Ambushing their victim, they draw their weapon and pull the trigger.

Screaming, they reel back in shock as they look down and see they’ve been hit.

Drenched with water, it’s game over.

Welcome to water wars, where juniors and seniors, in teams of four, try to take each other out with squirt guns or water bottles.

Bringing it from California, senior Macey Edmunds organized the school’s first epic water battle.

“My cousin plays it in California and it’s really big there,” Macey said. “I’ve always wanted to play it so I just thought I would try to make it a thing. I talked to my mom about it and she was like yeah you should totally try and do it so I made the rules and then I pitched the idea to everyone and everyone was so down and so I was like okay we’re so doing this.”

84 students each paid $15 to play, with a total of $1260 on the line, and the winning team sharing the spoils of victory.

To get there, players are given a list, and accumulate points by taking out their targets.

Mediating it all is Macey’s mom, Sharalyn Edmunds.

“I do a lot of matching up and then there’s a lot of controversial kills that require me to just make a decision on,” Sharalyn said. “I think it’s been really fun and the kids for the most part have been really great and respectful and have followed the rules that we set up and it’s just been really fun.”

I have no idea who has me so I’m just constantly freaked out.”

— Austin Widner

With the possibility of being ‘killed’ at any place outside of school and work, players are constantly on edge.

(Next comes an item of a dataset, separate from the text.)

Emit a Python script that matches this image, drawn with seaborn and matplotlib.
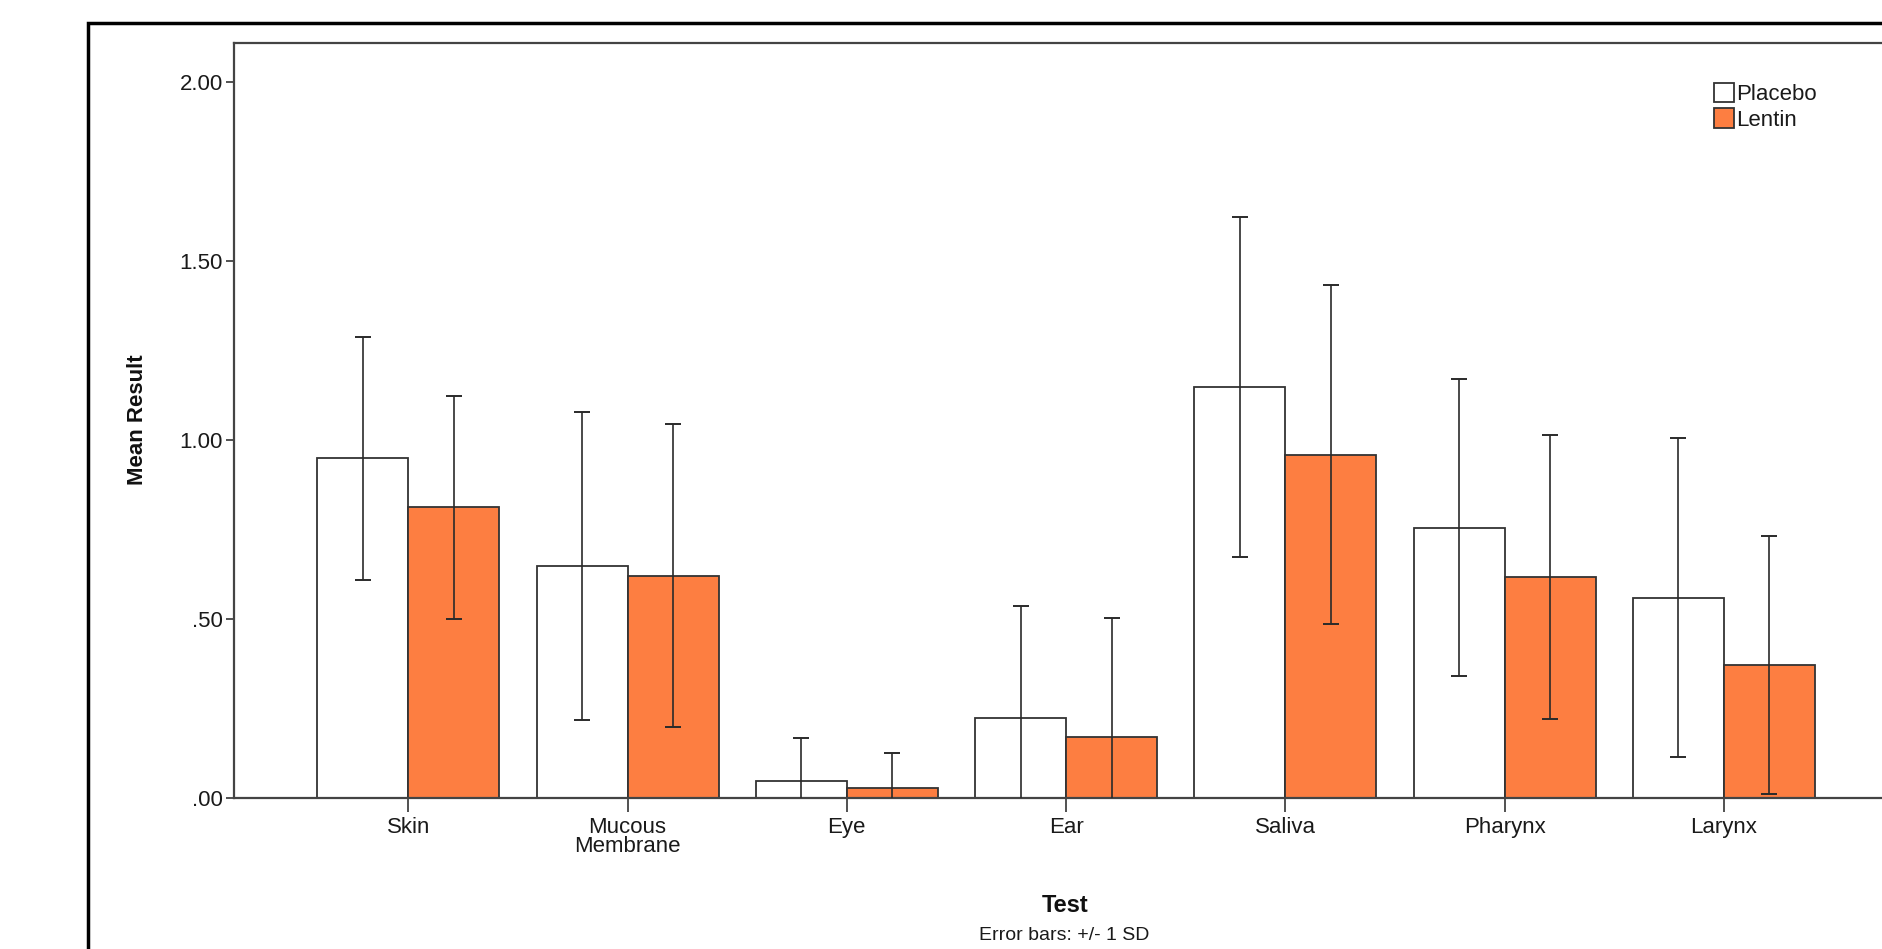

“It’s really stressful,” senior Austin Widner said. “I’ll be leaving a couple places and I’m just super freaked out about sounds around my car. Especially because I don’t know who I have eventually someone will try to get you. I have no idea who has me so I’m just constantly freaked out.”

Going to the extent of memorizing cars, senior Truman Davis’, along with Widner have let the paranoia sink in.

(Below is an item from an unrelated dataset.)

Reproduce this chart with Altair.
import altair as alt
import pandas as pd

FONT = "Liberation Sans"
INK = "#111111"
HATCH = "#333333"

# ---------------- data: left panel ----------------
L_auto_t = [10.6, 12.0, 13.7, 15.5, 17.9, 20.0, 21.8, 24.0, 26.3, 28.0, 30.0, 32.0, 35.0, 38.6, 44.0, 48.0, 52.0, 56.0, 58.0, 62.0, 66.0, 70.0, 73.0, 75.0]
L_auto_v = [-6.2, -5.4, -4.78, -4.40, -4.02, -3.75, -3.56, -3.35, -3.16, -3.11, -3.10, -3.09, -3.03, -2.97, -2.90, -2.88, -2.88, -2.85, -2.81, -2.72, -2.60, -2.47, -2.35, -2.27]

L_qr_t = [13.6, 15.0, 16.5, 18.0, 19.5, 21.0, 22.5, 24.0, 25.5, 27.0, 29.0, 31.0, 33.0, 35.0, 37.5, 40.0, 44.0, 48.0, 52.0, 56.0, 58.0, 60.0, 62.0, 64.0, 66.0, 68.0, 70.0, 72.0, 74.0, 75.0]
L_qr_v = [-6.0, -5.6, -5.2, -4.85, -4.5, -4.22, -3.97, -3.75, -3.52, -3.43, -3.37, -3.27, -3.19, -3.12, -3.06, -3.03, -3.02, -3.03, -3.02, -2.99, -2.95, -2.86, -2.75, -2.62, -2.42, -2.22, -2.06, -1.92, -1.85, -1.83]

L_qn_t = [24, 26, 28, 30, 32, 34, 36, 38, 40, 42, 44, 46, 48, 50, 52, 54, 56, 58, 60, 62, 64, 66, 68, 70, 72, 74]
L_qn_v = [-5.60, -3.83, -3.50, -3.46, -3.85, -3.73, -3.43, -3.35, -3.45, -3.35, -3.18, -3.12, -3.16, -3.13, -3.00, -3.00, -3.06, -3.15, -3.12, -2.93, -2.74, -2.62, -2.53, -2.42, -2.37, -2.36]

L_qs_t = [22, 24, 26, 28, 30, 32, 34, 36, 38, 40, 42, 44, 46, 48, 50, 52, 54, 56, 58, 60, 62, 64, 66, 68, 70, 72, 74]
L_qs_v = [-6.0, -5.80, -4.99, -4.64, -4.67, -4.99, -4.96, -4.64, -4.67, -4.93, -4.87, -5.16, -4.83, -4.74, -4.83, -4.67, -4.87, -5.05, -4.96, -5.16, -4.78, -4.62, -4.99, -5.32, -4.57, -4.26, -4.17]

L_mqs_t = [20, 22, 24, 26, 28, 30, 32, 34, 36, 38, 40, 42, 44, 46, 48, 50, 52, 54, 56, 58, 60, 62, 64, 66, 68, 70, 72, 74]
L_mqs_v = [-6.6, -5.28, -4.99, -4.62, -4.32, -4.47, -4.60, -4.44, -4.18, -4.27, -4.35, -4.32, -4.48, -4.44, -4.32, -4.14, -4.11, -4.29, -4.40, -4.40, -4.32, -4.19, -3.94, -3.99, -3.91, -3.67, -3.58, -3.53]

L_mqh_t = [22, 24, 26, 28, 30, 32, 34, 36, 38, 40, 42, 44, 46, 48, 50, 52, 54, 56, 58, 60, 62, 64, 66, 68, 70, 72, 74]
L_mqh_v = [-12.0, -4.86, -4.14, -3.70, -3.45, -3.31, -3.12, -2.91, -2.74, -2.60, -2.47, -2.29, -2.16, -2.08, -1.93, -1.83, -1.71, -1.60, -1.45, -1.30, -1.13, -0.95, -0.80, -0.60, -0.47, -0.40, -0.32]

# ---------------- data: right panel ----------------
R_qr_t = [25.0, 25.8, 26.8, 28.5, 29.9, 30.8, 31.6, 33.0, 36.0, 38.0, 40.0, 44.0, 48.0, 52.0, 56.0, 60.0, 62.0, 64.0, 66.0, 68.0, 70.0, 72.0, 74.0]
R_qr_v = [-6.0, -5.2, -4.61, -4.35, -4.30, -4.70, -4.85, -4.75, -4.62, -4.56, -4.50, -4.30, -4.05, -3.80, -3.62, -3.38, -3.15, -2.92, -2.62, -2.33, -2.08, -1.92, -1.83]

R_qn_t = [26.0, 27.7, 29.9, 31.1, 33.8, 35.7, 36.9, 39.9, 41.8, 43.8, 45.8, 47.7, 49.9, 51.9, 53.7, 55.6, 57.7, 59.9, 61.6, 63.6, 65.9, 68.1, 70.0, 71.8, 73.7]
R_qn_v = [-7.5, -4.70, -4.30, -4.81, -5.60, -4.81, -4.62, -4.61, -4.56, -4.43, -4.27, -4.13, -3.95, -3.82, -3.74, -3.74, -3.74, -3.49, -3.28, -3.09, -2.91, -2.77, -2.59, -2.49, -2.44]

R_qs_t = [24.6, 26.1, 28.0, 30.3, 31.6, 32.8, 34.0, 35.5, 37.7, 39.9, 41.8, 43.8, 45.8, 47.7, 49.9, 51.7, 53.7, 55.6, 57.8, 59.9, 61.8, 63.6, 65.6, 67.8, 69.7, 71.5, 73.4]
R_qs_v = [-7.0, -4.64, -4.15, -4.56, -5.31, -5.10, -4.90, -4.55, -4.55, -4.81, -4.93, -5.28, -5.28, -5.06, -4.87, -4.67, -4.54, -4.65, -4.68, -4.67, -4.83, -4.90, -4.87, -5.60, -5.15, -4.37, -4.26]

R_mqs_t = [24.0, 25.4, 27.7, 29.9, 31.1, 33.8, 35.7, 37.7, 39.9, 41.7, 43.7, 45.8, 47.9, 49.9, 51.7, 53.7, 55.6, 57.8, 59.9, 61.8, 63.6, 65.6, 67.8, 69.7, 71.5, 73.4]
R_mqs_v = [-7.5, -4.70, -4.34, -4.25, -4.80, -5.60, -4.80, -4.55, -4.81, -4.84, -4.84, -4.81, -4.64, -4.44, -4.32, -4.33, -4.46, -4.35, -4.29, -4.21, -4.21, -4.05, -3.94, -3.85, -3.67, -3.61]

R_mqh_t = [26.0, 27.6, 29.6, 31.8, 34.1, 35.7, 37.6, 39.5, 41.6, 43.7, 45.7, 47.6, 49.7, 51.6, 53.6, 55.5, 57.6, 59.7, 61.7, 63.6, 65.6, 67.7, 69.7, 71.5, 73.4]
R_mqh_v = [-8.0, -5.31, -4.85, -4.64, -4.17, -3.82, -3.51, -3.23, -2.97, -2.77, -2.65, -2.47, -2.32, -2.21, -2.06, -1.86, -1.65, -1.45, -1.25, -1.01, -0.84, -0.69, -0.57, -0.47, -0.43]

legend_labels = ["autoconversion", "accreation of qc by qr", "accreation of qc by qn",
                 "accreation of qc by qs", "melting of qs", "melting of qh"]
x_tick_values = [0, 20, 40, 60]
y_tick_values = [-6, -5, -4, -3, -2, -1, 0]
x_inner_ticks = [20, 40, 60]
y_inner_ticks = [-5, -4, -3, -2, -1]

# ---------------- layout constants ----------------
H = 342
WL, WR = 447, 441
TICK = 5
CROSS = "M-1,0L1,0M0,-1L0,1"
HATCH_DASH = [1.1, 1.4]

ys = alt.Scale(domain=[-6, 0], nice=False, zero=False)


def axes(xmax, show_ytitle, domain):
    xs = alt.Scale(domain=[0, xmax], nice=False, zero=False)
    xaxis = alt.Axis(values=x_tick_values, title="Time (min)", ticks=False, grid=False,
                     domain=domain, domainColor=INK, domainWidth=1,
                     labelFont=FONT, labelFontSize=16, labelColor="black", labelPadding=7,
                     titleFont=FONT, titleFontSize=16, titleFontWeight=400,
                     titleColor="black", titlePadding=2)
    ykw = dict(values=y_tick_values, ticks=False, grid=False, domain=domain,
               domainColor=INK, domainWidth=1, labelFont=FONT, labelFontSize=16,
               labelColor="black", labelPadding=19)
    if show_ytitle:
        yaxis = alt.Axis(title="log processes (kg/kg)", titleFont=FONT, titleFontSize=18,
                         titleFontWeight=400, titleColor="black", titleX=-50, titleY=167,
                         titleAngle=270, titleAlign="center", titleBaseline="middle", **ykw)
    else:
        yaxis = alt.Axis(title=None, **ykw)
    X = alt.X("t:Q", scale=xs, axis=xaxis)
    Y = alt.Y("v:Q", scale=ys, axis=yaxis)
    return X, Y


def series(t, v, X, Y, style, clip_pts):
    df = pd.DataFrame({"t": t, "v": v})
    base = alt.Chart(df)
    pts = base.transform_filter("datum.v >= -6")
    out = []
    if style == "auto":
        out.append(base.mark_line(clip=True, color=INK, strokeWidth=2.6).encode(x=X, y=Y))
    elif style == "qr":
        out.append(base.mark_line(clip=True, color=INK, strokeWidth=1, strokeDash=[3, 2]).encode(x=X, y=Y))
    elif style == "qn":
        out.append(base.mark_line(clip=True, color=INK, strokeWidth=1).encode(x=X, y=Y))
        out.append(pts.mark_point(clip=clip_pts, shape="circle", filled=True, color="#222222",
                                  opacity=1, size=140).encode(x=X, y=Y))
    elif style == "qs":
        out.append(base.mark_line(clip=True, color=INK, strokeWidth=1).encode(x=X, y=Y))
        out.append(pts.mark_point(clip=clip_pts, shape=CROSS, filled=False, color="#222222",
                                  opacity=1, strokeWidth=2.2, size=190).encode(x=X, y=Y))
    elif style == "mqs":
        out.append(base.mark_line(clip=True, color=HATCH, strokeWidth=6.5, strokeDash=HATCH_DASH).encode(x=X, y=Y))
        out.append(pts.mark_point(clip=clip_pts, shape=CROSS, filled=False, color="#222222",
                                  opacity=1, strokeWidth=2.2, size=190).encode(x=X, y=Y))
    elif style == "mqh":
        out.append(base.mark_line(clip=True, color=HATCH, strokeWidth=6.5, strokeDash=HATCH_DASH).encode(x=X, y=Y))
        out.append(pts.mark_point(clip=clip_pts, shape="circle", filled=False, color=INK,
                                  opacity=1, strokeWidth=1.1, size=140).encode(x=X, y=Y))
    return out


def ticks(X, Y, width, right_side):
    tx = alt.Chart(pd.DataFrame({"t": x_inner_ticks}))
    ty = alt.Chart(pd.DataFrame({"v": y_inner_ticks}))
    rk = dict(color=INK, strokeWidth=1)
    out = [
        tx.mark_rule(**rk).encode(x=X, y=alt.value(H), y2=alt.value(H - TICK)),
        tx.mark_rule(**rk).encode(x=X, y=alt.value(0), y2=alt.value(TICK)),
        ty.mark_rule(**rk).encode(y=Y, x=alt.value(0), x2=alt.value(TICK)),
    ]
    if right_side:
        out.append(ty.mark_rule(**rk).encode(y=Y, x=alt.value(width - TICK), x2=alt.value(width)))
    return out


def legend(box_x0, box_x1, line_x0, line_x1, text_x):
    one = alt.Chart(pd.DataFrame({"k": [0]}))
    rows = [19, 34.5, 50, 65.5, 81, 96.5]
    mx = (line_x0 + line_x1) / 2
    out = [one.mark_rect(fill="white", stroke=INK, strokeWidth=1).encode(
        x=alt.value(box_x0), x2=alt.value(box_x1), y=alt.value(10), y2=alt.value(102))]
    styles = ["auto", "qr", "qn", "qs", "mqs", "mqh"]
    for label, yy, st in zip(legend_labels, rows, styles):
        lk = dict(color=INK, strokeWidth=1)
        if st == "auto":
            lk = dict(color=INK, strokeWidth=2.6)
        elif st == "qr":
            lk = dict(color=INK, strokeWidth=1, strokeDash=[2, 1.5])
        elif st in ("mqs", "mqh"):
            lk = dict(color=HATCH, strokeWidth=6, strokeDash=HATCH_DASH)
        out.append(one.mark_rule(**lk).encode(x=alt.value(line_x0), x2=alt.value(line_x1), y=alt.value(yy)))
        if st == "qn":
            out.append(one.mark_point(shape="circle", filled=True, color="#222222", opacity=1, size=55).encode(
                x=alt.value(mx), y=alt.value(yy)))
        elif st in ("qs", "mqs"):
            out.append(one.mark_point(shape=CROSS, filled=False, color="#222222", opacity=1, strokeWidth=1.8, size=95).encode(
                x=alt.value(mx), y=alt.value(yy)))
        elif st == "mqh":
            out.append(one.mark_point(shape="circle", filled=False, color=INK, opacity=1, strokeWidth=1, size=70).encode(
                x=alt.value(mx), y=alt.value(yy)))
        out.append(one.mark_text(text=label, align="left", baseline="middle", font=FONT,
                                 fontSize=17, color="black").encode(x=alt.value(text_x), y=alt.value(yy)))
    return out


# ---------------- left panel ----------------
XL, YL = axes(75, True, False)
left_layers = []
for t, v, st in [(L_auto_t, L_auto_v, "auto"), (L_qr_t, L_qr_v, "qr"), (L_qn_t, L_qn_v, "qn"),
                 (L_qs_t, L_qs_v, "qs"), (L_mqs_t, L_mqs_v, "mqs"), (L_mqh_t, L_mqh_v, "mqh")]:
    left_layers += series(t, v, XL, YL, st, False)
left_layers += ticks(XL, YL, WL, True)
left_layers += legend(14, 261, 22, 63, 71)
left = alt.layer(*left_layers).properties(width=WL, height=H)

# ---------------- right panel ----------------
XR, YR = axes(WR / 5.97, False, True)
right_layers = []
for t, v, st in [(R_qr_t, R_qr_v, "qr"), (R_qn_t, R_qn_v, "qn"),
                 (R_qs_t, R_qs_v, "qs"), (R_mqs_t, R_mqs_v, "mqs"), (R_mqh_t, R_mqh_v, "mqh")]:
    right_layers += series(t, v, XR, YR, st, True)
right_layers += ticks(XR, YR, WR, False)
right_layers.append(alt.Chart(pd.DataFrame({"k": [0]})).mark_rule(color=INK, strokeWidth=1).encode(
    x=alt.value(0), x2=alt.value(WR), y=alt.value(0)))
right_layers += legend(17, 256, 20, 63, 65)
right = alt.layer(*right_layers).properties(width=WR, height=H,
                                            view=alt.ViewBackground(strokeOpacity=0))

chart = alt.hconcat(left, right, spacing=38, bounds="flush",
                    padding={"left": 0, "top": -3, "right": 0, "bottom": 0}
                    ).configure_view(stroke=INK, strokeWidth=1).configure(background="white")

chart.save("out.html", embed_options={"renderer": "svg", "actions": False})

“Well the mindset while playing is, you always gotta keep your guard up, always gotta stay strapped, just always watch your surroundings,” Davis said. “The mindset we’re playing is to get your targets or to stay safe. You’re constantly having to watch cars driving make sure no one’s following you. It’s kind of difficult just because you literally have to memorize every single car that any player in the game has that could follow you and I guess the hardest part of the mindset is just keeping your guard up at all times.”

You always gotta keep your guard up, always gotta stay strapped, just always watch your surroundings.”

— Truman Davis

Although a big pay day awaits the winners, it’s about more than the money for Macey.

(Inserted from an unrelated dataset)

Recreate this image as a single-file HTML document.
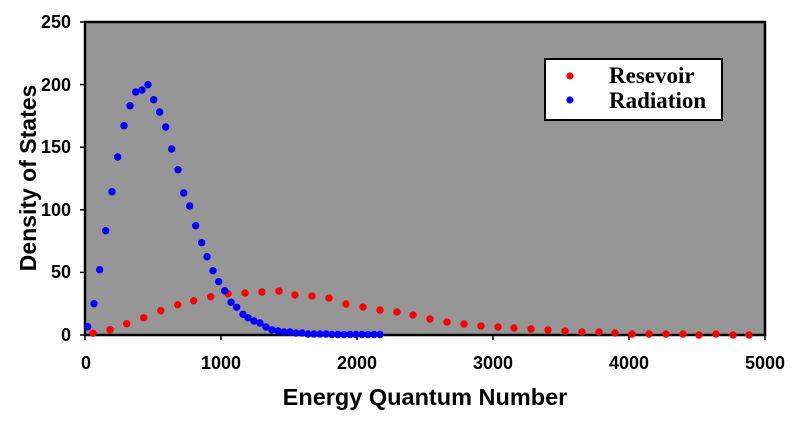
<!DOCTYPE html>
<html><head><style>body{margin:0;background:#fff}svg text{font-family:"Liberation Sans",Arial,sans-serif;font-weight:bold}</style></head>
<body>
<svg width="796" height="423" xmlns="http://www.w3.org/2000/svg">
<rect x="85" y="22" width="680" height="313" fill="#969696" stroke="#000" stroke-width="2.5"/>
<g stroke="#000" stroke-width="1.5">
<line x1="80" y1="22" x2="85" y2="22"/><line x1="80" y1="84.6" x2="85" y2="84.6"/><line x1="80" y1="147.2" x2="85" y2="147.2"/><line x1="80" y1="209.8" x2="85" y2="209.8"/><line x1="80" y1="272.4" x2="85" y2="272.4"/><line x1="80" y1="335" x2="85" y2="335"/>
<line x1="85" y1="335" x2="85" y2="340"/><line x1="221" y1="335" x2="221" y2="340"/><line x1="357" y1="335" x2="357" y2="340"/><line x1="493" y1="335" x2="493" y2="340"/><line x1="629" y1="335" x2="629" y2="340"/><line x1="765" y1="335" x2="765" y2="340"/>
</g>
<g font-size="18" text-anchor="end">
<text x="71" y="28">250</text><text x="71" y="91">200</text><text x="71" y="153">150</text><text x="71" y="216">100</text><text x="71" y="278">50</text><text x="71" y="341">0</text>
</g>
<g font-size="18" text-anchor="middle">
<text x="86" y="369">0</text><text x="221" y="369">1000</text><text x="357" y="369">2000</text><text x="493" y="369">3000</text><text x="629" y="369">4000</text><text x="765" y="369">5000</text>
</g>
<text x="425" y="405" font-size="23.5" text-anchor="middle">Energy Quantum Number</text>
<text transform="translate(36,178) rotate(-90)" font-size="23" text-anchor="middle">Density of States</text>
<g id="red" fill="#f00"></g>
<g id="blue" fill="#00f"></g>
<rect x="545" y="59" width="177" height="61" fill="#fff" stroke="#000" stroke-width="2"/>
<circle cx="570" cy="76" r="3.6" fill="#f00"/><circle cx="570" cy="100" r="3.6" fill="#00f"/>
<text x="609" y="83" font-size="23" style="font-family:'Liberation Serif',serif;font-weight:bold">Resevoir</text>
<text x="609" y="108" font-size="23" style="font-family:'Liberation Serif',serif;font-weight:bold">Radiation</text>
</svg>
<script>
var ns="http://www.w3.org/2000/svg";
function add(g,pts){var e=document.getElementById(g);pts.forEach(function(p){var c=document.createElementNS(ns,"circle");c.setAttribute("cx",p[0]);c.setAttribute("cy",p[1]);c.setAttribute("r",3.7);e.appendChild(c);});}
add("red",[[93,333.3],[110,329.7],[126.7,323.7],[143.7,317.7],[160.7,310.7],[177.7,304.7],[193.7,300.7],[210.7,296.7],[228,293.7],[245,293],[262,292],[279,291],[295,295],[312,296],[329,298],[346,304],[363,307],[380,310],[397,312],[413,315],[430,319],[447,322],[464,324],[481,326],[498,327],[514,328],[531,329],[548,330],[565,331],[582,332],[599,332],[615,333],[632,334],[649,334],[666,334],[683,334],[699,335],[716,334],[733,335],[749,335]]);
var bx=[87.7,94,99.7,105.7,112,117.7,124,130,135.7,142,148,153.7,159.7,165.7,171.7,178,183.7,189.7,195.7,201.7,207,213,218.7,224.7,231,236.7,243,248];
var by=[326.7,303.7,269.7,230.7,191.7,157,125.7,105.7,92,90,84.7,99.7,112,127,149,169.7,193,206,225.7,242.7,256.7,270.7,281.7,290.7,302.3,307.3,314.3,317.7];
var b=bx.map(function(x,i){return [x,by[i]];});
[[254,321],[260,323],[266,327],[272,330],[278,331],[284,332],[290,332],[296,333],[302,333],[308,334],[314,334],[320,334],[326,334],[332,334.5],[338,334.5],[344,334.5],[350,334.5],[356,334.5],[362,334.5],[368,334.5],[374,334.5],[380,334.5]].forEach(function(p){b.push(p);});
add("blue",b);
</script>
</body></html>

“I think the main intention of it is that I really just wanted to have a good time during my senior year and just try and bond with our class and even some of the juniors,” Macey said. “I thought we’ve done powder puffs in the past and I know that’s not what the school is doing anymore and it’s never as fun as it usually ends up so I wanted to do something everyone would enjoy and something everyone would remember as something new and something that nobody has done before.”